Introduction
If you have ever shopped for a monitor or television, you have encountered contrast ratio specifications ranging from “1000:1” to “1,000,000:1” and occasionally “∞:1.” These numbers are among the most heavily advertised display specifications—and among the least understood.
Contrast ratio describes the difference between the brightest white and the darkest black a display can produce. It is a fundamental determinant of image quality, influencing black depth, shadow detail, color saturation, and perceived sharpness. Higher contrast generally translates to more immersive and detailed imagery, particularly in dark scenes.
However, contrast ratio is also one of the most frequently manipulated specifications in display marketing. The same panel can yield wildly different numbers depending on how the measurement is conducted—and manufacturers reliably choose the method that produces the largest figure.
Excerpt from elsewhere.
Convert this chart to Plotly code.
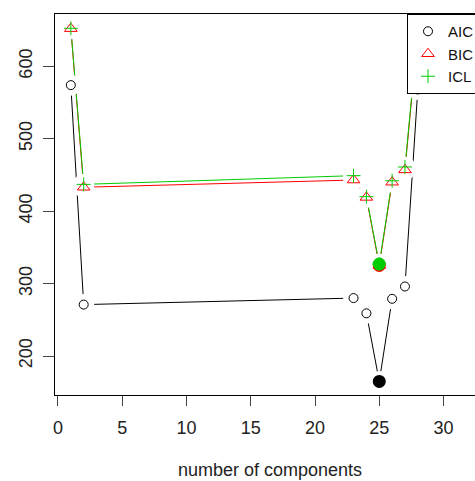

Defining Contrast Ratio: The Core Principle
Contrast ratio is calculated as:
CR = L_white ÷ L_black
where L_white is the luminance of the brightest white the display can produce, and L_black is the luminance of the darkest black. Luminance is measured in candelas per square meter (cd/m²), commonly referred to as “nits”. A ratio of 1000:1 means the white is one thousand times brighter than the black.
This definition is straightforward. The complications arise in how L_white and L_black are measured—and whether they are measured simultaneously or sequentially.
The Three Measurement Methods
There is no single “correct” contrast ratio. Three distinct methodologies exist, each producing substantially different results.
Full ON / Full OFF (FOFO)
FOFO, sometimes called “sequential” or “on/off” contrast, measures the luminance of a full-screen white pattern and a full-screen black pattern separately, then divides one by the other.
This method produces the highest numbers because measuring a full black screen minimizes light leakage from adjacent bright pixels. A typical LCD might measure 3000:1 or higher under FOFO conditions.
However, FOFO contrast is essentially a laboratory exercise. Real-world content never displays a full screen of pure white followed by a full screen of pure black; the measurement does not reflect how the display performs when bright and dark areas coexist in the same image.
ANSI Contrast
The ANSI method uses a checkerboard pattern—typically 16 alternating black and white rectangles. Luminance is measured at multiple points within the white squares and multiple points within the black squares. The average white luminance is divided by the average black luminance.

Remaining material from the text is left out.